Uncertainty Shadows Hyderabad Metro Rail Phase-I Takeover and IRFC Loan Deal
The takeover of Hyderabad Metro Rail Phase-I faces fresh uncertainty following the stall of a Rs 13,537-crore IRFC loan agreement. With daily interest burdens mounting, the government has appointed a new consultant, SBICAPS, to re-evaluate the project, raising questions about previous financial arrangements.

Highlights
- •The Hyderabad Metro Rail Phase-I takeover faces uncertainty as a new consultant, SBICAPS, is appointed.
- •The initial Rs 13,537-crore loan agreement with the IRFC is effectively stalled, adding to the state's financial burden.
- •Interest payments on existing debt have surged, with current liabilities reportedly exceeding Rs 130 crore.
- •Questions remain regarding the status of the Rs 84.32-crore upfront fee paid to the IRFC and previous valuation findings.
The state government has encountered fresh challenges regarding the Hyderabad Metro Rail Phase-I takeover, leading to significant uncertainty. Following a decision by both central and state authorities, SBI Capital Markets Limited (SBICAPS) has been appointed as a consultant. This firm is tasked with assessing the project's valuation, organizing financing for the takeover, and determining appropriate lending agencies, which effectively puts previous agreements into question.

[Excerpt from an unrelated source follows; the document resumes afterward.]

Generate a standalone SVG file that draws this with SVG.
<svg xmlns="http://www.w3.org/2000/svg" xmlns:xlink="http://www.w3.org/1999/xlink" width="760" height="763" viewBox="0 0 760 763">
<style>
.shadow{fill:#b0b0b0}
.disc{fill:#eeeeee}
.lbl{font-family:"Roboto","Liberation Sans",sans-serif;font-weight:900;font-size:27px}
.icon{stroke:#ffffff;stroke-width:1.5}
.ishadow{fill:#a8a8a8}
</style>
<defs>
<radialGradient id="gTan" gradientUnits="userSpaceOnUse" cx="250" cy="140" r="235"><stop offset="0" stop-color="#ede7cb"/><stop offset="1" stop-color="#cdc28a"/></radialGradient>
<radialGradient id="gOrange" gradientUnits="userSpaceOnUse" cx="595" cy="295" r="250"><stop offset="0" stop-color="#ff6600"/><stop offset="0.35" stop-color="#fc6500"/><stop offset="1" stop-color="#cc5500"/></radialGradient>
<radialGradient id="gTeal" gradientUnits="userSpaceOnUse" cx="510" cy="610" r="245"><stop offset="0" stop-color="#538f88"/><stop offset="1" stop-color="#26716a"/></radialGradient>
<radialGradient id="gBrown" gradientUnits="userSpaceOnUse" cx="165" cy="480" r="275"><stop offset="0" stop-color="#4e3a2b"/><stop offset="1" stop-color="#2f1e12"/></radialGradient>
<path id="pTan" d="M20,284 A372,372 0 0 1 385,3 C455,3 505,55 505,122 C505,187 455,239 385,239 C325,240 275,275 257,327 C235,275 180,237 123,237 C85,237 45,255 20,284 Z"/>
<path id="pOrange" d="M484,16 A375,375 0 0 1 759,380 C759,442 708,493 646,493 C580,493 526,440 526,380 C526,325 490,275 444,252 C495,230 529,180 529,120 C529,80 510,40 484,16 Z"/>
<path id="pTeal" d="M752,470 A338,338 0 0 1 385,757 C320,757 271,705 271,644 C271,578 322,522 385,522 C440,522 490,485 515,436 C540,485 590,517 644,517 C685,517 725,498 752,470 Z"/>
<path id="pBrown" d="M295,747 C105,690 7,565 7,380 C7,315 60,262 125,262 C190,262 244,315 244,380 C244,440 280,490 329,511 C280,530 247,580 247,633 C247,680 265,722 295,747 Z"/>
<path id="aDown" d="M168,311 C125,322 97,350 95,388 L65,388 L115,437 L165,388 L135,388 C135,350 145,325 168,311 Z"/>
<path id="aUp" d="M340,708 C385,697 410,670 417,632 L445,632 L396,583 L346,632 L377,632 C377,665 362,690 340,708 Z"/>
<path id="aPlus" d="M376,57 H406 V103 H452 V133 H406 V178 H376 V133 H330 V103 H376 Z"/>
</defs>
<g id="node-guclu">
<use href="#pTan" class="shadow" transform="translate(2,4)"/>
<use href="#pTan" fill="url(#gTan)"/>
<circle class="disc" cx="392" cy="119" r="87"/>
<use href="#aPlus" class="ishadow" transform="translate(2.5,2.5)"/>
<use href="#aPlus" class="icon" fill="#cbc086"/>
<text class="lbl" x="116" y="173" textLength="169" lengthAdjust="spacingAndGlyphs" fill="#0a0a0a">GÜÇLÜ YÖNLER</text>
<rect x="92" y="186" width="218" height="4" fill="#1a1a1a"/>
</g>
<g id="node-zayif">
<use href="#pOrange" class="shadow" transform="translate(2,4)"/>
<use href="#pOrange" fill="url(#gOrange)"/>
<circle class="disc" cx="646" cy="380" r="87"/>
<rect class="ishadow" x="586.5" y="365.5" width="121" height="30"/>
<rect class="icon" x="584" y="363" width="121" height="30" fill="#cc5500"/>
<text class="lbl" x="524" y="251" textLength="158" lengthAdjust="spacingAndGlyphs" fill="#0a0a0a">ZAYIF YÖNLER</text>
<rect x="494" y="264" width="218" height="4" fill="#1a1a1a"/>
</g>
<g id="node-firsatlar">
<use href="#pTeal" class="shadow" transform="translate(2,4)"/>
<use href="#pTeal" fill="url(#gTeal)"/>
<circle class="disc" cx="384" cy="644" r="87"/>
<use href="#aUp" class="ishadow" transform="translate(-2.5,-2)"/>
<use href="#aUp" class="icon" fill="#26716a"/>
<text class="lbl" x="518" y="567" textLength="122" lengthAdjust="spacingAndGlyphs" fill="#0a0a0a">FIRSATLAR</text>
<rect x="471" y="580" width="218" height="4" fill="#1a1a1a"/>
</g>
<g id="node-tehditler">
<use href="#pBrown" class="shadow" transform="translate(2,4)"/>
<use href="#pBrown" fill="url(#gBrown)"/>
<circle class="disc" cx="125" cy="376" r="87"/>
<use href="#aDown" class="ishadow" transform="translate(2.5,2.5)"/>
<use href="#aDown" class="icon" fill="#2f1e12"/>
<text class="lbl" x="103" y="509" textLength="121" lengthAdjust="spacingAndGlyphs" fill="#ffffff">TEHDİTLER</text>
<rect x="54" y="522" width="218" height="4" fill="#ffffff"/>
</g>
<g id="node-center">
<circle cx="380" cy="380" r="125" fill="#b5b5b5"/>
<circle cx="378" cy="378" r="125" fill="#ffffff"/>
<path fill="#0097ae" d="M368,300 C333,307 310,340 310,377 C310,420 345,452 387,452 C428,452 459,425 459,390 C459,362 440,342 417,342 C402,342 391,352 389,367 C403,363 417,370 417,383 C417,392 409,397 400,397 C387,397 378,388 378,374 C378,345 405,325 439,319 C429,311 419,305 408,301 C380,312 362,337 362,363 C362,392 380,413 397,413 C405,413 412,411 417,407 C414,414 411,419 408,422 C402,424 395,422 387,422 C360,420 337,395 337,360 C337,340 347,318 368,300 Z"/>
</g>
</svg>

Status of the IRFC Loan Agreement
The status of the prior loan agreement, valued at Rs 13,537 crore, with the Indian Railway Finance Corporation (IRFC) remains unclear and is effectively considered cancelled. A tripartite agreement involving Hyderabad Metro Rail Limited (HMRL), L&T Metro Rail (Hyderabad) Limited, and the IRFC had been signed on May 25. This deal aimed to secure the first loan instalment by June 15 to refinance debt and facilitate the state’s acquisition of the project. However, the disbursement was unexpectedly halted, sparking a political dispute between the Congress and BJP.
The delay has placed a severe financial burden on the state. Under the takeover agreement finalized on April 29, the government assumed liability for L&T Metro Rail’s outstanding debt of Rs 13,538.53 crore. While the state had already contributed Rs 1,461 crore in equity for full ownership, the inability to refinance through the IRFC means the government must continue servicing high-interest loans. Officials report that the interest burden is rising by approximately Rs 2.5 crore daily, with total liabilities now exceeding Rs 130 crore.

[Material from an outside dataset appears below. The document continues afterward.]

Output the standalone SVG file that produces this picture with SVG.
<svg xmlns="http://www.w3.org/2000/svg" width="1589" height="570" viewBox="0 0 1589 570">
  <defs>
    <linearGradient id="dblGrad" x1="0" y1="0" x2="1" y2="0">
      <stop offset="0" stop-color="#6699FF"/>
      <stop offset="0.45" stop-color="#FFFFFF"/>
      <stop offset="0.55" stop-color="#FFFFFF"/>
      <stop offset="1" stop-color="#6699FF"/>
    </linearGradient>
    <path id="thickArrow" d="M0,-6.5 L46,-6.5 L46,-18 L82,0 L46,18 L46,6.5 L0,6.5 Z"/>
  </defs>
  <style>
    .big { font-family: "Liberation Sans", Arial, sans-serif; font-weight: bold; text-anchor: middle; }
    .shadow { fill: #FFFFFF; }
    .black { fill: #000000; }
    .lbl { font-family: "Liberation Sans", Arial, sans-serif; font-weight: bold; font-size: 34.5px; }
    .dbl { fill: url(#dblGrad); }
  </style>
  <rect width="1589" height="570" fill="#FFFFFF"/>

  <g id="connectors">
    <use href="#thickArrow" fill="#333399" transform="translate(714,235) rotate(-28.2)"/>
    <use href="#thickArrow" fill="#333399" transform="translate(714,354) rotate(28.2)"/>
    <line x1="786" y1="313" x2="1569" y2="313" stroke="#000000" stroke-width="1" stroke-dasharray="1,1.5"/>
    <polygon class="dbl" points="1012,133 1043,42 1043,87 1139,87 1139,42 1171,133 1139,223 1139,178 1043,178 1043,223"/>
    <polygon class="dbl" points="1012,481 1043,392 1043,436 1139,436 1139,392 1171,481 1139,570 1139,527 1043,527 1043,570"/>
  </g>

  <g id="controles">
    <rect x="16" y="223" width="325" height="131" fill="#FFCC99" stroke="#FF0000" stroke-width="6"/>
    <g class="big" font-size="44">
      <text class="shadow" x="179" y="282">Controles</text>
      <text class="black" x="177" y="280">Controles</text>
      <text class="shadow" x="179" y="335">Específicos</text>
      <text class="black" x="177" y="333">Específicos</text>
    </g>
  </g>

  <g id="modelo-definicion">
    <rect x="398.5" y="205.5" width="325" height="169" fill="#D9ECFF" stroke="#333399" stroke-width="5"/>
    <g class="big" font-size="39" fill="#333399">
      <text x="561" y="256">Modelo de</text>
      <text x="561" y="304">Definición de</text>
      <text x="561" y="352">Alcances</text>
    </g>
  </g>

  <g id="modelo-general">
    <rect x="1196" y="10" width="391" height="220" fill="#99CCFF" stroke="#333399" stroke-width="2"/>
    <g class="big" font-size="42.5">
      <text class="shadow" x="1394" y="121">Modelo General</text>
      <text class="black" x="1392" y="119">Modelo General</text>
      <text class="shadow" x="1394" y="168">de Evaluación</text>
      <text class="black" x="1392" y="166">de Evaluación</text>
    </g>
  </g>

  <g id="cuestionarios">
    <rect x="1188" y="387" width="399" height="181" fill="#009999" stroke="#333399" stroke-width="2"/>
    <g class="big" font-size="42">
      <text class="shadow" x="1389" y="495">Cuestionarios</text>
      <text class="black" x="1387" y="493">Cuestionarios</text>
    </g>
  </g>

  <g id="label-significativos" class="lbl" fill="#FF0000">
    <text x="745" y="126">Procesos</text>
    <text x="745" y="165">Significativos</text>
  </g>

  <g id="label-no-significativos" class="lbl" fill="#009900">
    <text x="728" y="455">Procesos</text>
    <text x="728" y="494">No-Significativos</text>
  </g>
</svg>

Evaluation and Consultant Oversight
Chief Minister A. Revanth Reddy asserted that the state fulfilled all required conditions, including providing a state guarantee, depositing funds into an escrow account, and paying an upfront fee of Rs 84.32 crore. Despite these efforts, the expected funds were not released. The decision to appoint SBICAPS has raised eyebrows, particularly because the project had already undergone extensive due diligence by IDBI Capital and the Delhi Metro Rail Corporation consultancy arm.

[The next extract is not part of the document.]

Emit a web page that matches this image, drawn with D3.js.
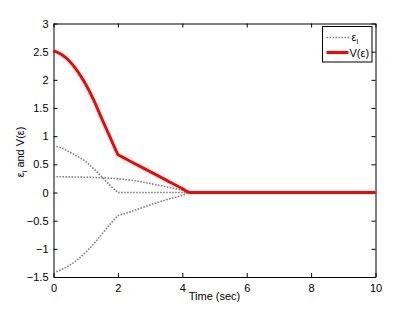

Previous assessments by IDBI Capital valued the Hyderabad Metro Rail Phase-I assets between Rs 20,544 crore and Rs 22,102 crore. The government's current stance does not reference these findings, nor does it clarify the status of the Rs 84.32-crore upfront fee already paid to the IRFC. With SBICAPS now tasked with reviewing valuations and potential plans for Metro Phase-II, stakeholders are concerned that the entire project timeline is effectively returning to the drawing board.